Apocalypto ***- So I'm almost the only person I know who didn't think that this was the greatest thing ever. Mel Gibson dosen't do himself any favors, but he knows his way around a half-naked guy being tortured. Just saying, is all. With the opening quote you know what you're in for, but the movie only delivers on a very shallow level. It purports to be about depravity, brutality, and the decay of cultures. It plumbs the depths of human indecency, and come back with a story of clear-cut good guys and bad-guys. The bad guys are... bad. The good guys are... good. The violence dealt out by the good guys is good.
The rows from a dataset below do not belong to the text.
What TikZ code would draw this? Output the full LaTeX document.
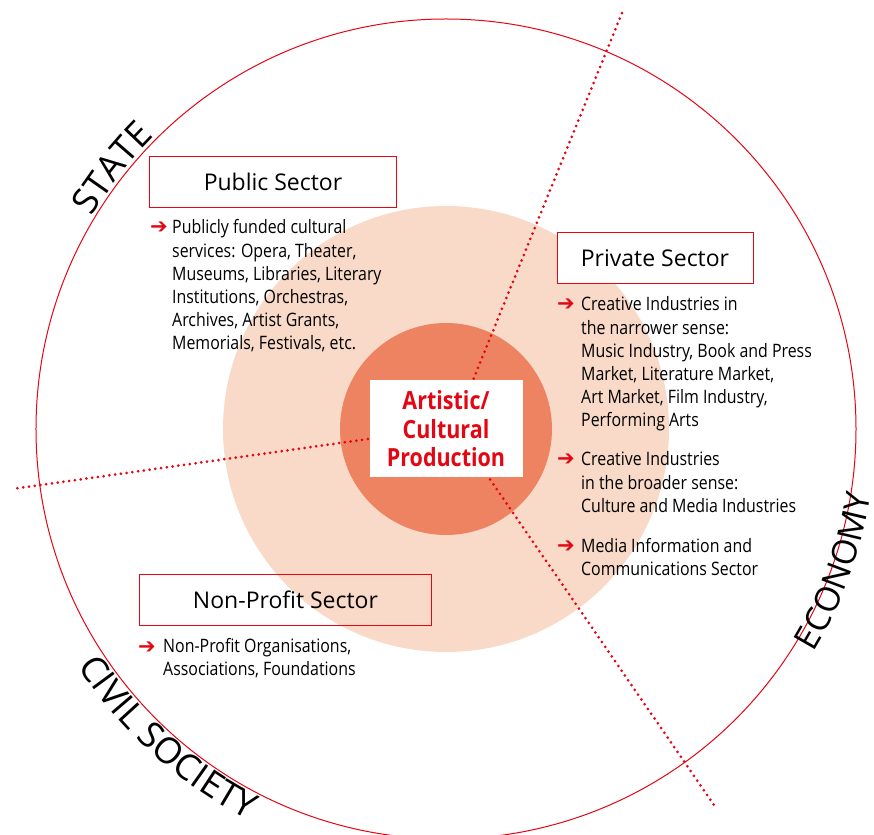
\documentclass[tikz,border=0pt]{standalone}
\usepackage{fontspec}
\setmainfont{Open Sans}
\newfontfamily\narrowfont[FakeStretch=0.86]{Open Sans}
\newfontfamily\symbolfont{DejaVu Sans}
\usetikzlibrary{decorations.text}

\definecolor{sectorred}{RGB}{227,6,19}
\definecolor{outerpeach}{RGB}{249,217,199}
\definecolor{innersalmon}{RGB}{238,131,98}

\newcommand{\itemarrow}{{\symbolfont\color{sectorred}➔}}

\begin{document}
\begin{tikzpicture}[x=1pt,y=1pt,
		sectorbox/.style={draw=sectorred,line width=1pt,inner sep=0pt,minimum height=51pt,
			font=\fontsize{23}{27}\selectfont},
		% the base of a multi-line node is its last line
		itemtext/.style={anchor=base west,align=left,inner sep=0pt,
			font=\narrowfont\fontsize{18.5}{23.2}\selectfont},
		bullet/.style={anchor=base west,inner sep=0pt,font=\fontsize{21}{24}\selectfont},
		dotline/.style={sectorred,line width=3pt,line cap=round,dash pattern=on 0pt off 5.8pt},
		realm/.style 2 args={decorate,decoration={text along path,text align=center,
			text={|\fontsize{#2}{#2}\selectfont|#1}}}]
		\useasboundingbox (-446,-405) rectangle (428,429);

		% rings
		\fill[outerpeach] (0,0) circle[radius=223];
		\fill[innersalmon] (0,0) circle[radius=106];
		\draw[sectorred,line width=1pt] (0,0) circle[radius=410];

		% sector borders
		\coordinate (hub) at (8,2);
		\coordinate (top) at (176,416);
		\coordinate (left) at (-434,-60);
		\coordinate (bottom) at (268,-376);
		\draw[dotline] (hub)--(top);
		\draw[dotline] (hub)--(left);
		\draw[dotline] (hub)--(bottom);

		% realms along the ring
		\path[realm={STATE}{36}] (162:413) arc[start angle=162,end angle=122,radius=413];
		\path[realm={CIVIL SOCIETY}{36}] (205:438) arc[start angle=205,end angle=251,radius=438];
		\path[realm={ECONOMY}{34}] (-42:430) arc[start angle=-42,end angle=2,radius=430];

		% public sector
		\node[sectorbox,minimum width=246pt] (public) at (-173,247) {Public Sector};
		\node[bullet] (pubarrow) at (-296,195) {\itemarrow};
		\node[itemtext] (pubitem) at (-274,79) {Publicly funded cultural\\services: Opera, Theater,\\Museums, Libraries, Literary\\Institutions, Orchestras,\\Archives, Artist Grants,\\Memorials, Festivals, etc.};

		% private sector
		\node[sectorbox,fill=white,minimum width=196pt] (private) at (209,170.5) {Private Sector};
		\node[bullet] (privarrowa) at (111,118) {\itemarrow};
		\node[itemtext] (privitema) at (135,2) {Creative Industries in\\the narrower sense:\\Music Industry, Book and Press\\Market, Literature Market,\\Art Market, Film Industry,\\Performing Arts};
		\node[bullet] (privarrowb) at (111,-37) {\itemarrow};
		\node[itemtext] (privitemb) at (135,-83.4) {Creative Industries\\in the broader sense:\\Culture and Media Industries};
		\node[bullet] (privarrowc) at (111,-123) {\itemarrow};
		\node[itemtext] (privitemc) at (135,-146.2) {Media Information and\\Communications Sector};

		% non-profit sector
		\node[sectorbox,minimum width=291pt] (nonprofit) at (-160.5,-171) {Non-Profit Sector};
		\node[bullet] (nparrow) at (-308,-224) {\itemarrow};
		\node[itemtext] (npitem) at (-283,-246.5) {Non-Profit Organisations,\\Associations, Foundations};

		% core
		\node[fill=white,inner sep=0pt,minimum width=153pt,minimum height=97pt,align=center,
			text=sectorred,font=\narrowfont\bfseries\fontsize{25}{28.5}\selectfont] (core) at (0,0)
			{Artistic/\\Cultural\\Production};
	\end{tikzpicture}
\end{document}
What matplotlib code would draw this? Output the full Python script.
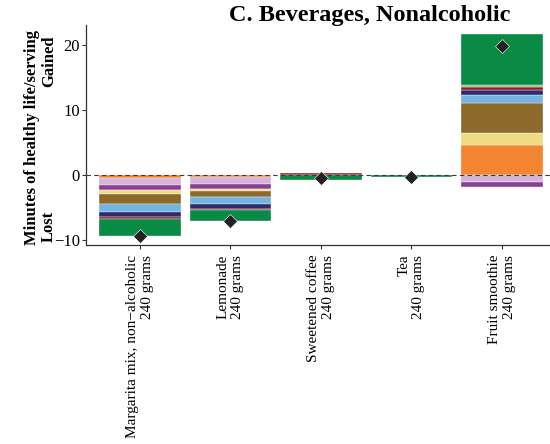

The bad guys are bad for their violence and cruelty. A movie like The Proposition understands people, understands violence. This movie, like Braveheart,sees the world in black and white, that some people are just animals that should be killed, and some people are so heavily principled that whatever they do is right. This dosen't make for a bad movie, but Gibson very obviously thinks about his morals before hand and hammers them home with his movies. The sad thing is that if you are, say, a proponent of The Project for a New American Century, you will really connect with the themes. That is sad. However, this is a well shot, well acted flick with almost uniformly realistic effects. Did I mention, like all other Gibson flicks, this has a preponderance for gore? Yes, Mel really likes torture and graphic violence. Perhaps he's going for the Last House on the Left "let's show such brutal violence as to make an anti-violence statement, but I kinda doubt it. Oh well. Worth a watch, perhaps you'll like it more than I did, or find something in it that I did not. If you're just looking for a violent, crazy movie, then you could do alot worse. It's just the delusions of depth or possibly the absolutely wrong-headed ideals that ruined this a bit for me.



So there you have it, the new movies I saw this year. I hope you enjoyed skimming through them, and by all means, go see some of the better ones.